Kingsbury begins by explaining how plant communities work and how they relate to the gardener. The importance of microhabitats to biodiversity and the ways to achieve them are explored with suggestions for strategies that maximize the benefits. The needs of wildlife are reconciled with design considerations by a discussion of the role of complexity, coherence, legibility and mystery in organizing the garden space.
According to Kingsbury, an essential part of natural gardening is seeing wild plant communities and natural habitats as models for garden design. With this in mind he examines the various types of natural habitats that can provide inspiration for small space gardeners. Included are woodland, woodland edge, grassland, dry and exposed areas, wetland, and open borders. He points out the unique characteristics of each habitat and suggests suitable plants that will attract wildlife and be aesthetically pleasing. Kingsbury’s goal is “to encapsulate nature in a small space so as to allow us to experience something of the beauty, the vibrancy, and the complexity of nature.” Think of a lawn, for example, planted with strips of wild flowers, or a shade garden under a canopy of trees with mosses and ferns. If you can’t quite envision it, no problem, the book is full of photographs that illustrate the text.

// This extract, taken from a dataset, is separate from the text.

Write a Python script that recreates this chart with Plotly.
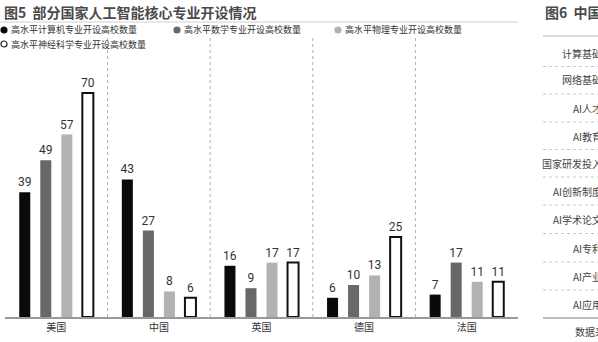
import plotly.graph_objects as go

countries = ["美国", "中国", "英国", "德国", "法国"]
series_names = [
    "高水平计算机专业开设高校数量",
    "高水平数学专业开设高校数量",
    "高水平物理专业开设高校数量",
    "高水平神经科学专业开设高校数量",
]
computer = [39, 43, 16, 6, 7]
math = [49, 27, 9, 10, 17]
physics = [57, 8, 17, 13, 11]
neuro = [70, 6, 17, 25, 11]

fig6_rows = ["计算基础", "网络基础", "AI人才", "AI教育", "国家研发投入",
             "AI创新制度", "AI学术论文", "AI专利", "AI产业", "AI应用"]

W, H = 598, 342
ML, MR, MT, MB = 5, 80, 60, 25
PW, PH = W - ML - MR, H - MT - MB
CJK = "Noto Sans CJK SC"


def px(x):
    return (x - ML) / PW


def py(y):
    return (H - MB - y) / PH


fills = ["#0a0a0a", "#686868", "#b2b2b2", "#ffffff"]
lines = ["#0a0a0a", "#686868", "#b2b2b2", "#111111"]
lwidths = [0, 0, 0, 2]

fig = go.Figure()
for name, vals, fc, lc, lw in zip(series_names, [computer, math, physics, neuro], fills, lines, lwidths):
    fig.add_trace(go.Bar(
        x=countries, y=vals, name=name,
        marker=dict(color=fc, line=dict(color=lc, width=lw)),
        text=[str(v) for v in vals], textposition="outside",
        textfont=dict(family="Roboto", size=12, color="#333333"),
        constraintext="none", cliponaxis=False, showlegend=False,
    ))

shapes = []
annotations = []

# title and rule
annotations.append(dict(x=px(2), y=py(12), xref="paper", yref="paper", xanchor="left", yanchor="middle",
                        text="<b>图5  部分国家人工智能核心专业开设情况</b>", showarrow=False,
                        font=dict(family=CJK, size=14, color="#4a4a4a")))
shapes.append(dict(type="line", xref="paper", yref="paper", x0=px(0), x1=px(518), y0=py(22), y1=py(22),
                   line=dict(color="#d0d0d0", width=1)))

# legend (manual)
leg_pos = [(4, 30), (177, 30), (338, 30), (4, 44)]
for (lx, ly), name, fc, lc in zip(leg_pos, series_names, fills, lines):
    shapes.append(dict(type="circle", xref="paper", yref="paper",
                       x0=px(lx - 3), x1=px(lx + 3), y0=py(ly + 3), y1=py(ly - 3),
                       fillcolor=fc, line=dict(color=lc if fc != "#ffffff" else "#222222", width=1.2)))
    annotations.append(dict(x=px(lx + 5), y=py(ly), xref="paper", yref="paper", xanchor="left", yanchor="middle",
                            text=name, showarrow=False, font=dict(family=CJK, size=9, color="#333333")))

# dotted separators
for s in [0.5, 1.5, 2.5, 3.5]:
    shapes.append(dict(type="line", xref="x", yref="paper", x0=s, x1=s, y0=0, y1=py(37),
                       line=dict(color="#b0b0b0", width=1, dash="dot")))

# partial figure 6 on right
annotations.append(dict(x=px(543), y=py(12), xref="paper", yref="paper", xanchor="left", yanchor="middle",
                        text="<b>图6  中国与主要国家人工智能发展指标</b>", showarrow=False,
                        font=dict(family=CJK, size=14, color="#4a4a4a")))
shapes.append(dict(type="line", xref="paper", yref="paper", x0=px(543), x1=px(600), y0=py(36), y1=py(36),
                   line=dict(color="#bbbbbb", width=1)))
row_y = [53, 80, 108, 136, 163, 191, 219, 248, 276, 304]
for i, (lab, ry) in enumerate(zip(fig6_rows, row_y)):
    annotations.append(dict(x=px(604), y=py(ry), xref="paper", yref="paper", xanchor="right", yanchor="middle",
                            text=lab, showarrow=False, font=dict(family=CJK, size=10, color="#444444")))
    if i < len(row_y) - 1:
        ly = (ry + row_y[i + 1]) / 2
        shapes.append(dict(type="line", xref="paper", yref="paper", x0=px(543), x1=px(600), y0=py(ly), y1=py(ly),
                           line=dict(color="#c8c8c8", width=1, dash="dot")))
shapes.append(dict(type="line", xref="paper", yref="paper", x0=px(543), x1=px(600), y0=py(318), y1=py(318),
                   line=dict(color="#aaaaaa", width=1.5)))
annotations.append(dict(x=px(573), y=py(331), xref="paper", yref="paper", xanchor="left", yanchor="middle",
                        text="数据来源：", showarrow=False, font=dict(family=CJK, size=10, color="#444444")))

fig.update_layout(
    width=W, height=H, margin=dict(l=ML, r=MR, t=MT, b=MB),
    paper_bgcolor="white", plot_bgcolor="white",
    barmode="group", bargap=0.18, bargroupgap=0.476,
    shapes=shapes, annotations=annotations, showlegend=False,
    xaxis=dict(showgrid=False, showline=True, linecolor="#999999", linewidth=1.5, ticks="",
               tickfont=dict(family=CJK, size=10, color="#333333"), fixedrange=True),
    yaxis=dict(range=[0, PH / 3.2], visible=False, showgrid=False, fixedrange=True),
)

fig.write_html("out.html")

And then there are the city gardeners who have little or no space, or so they may think. Kingsbury devotes a section to “natural gardening without a garden’ in which he considers such possibilities as roof gardens, vertical gardens, and containers. No need to give up hope if you live in an urban environment and have the will to enjoy nature. The author suggests that you can provide much needed housing for animals such as bats who are losing their homes as old buildings are being demolished.
A chapter on the practicalities of natural gardening followed by a plant directory conclude the work. The plant directory is organized by habitat so that you can choose the plants that best suit the type of garden you wish to create. Information is given on habit, flower color, season of interest, soil requirements, and hardiness.
Natural Gardening in Small Spaces is packed full of great ideas to get you started on a whole new approach to gardening. The author stresses the importance of taking inspiration from nature and his book is extremely helpful in doing just that. Starting with the concepts of microhabitats and biodiversity and ending with the plant directory, the book gives you the information you need to change the way you think and begin a new way of gardening.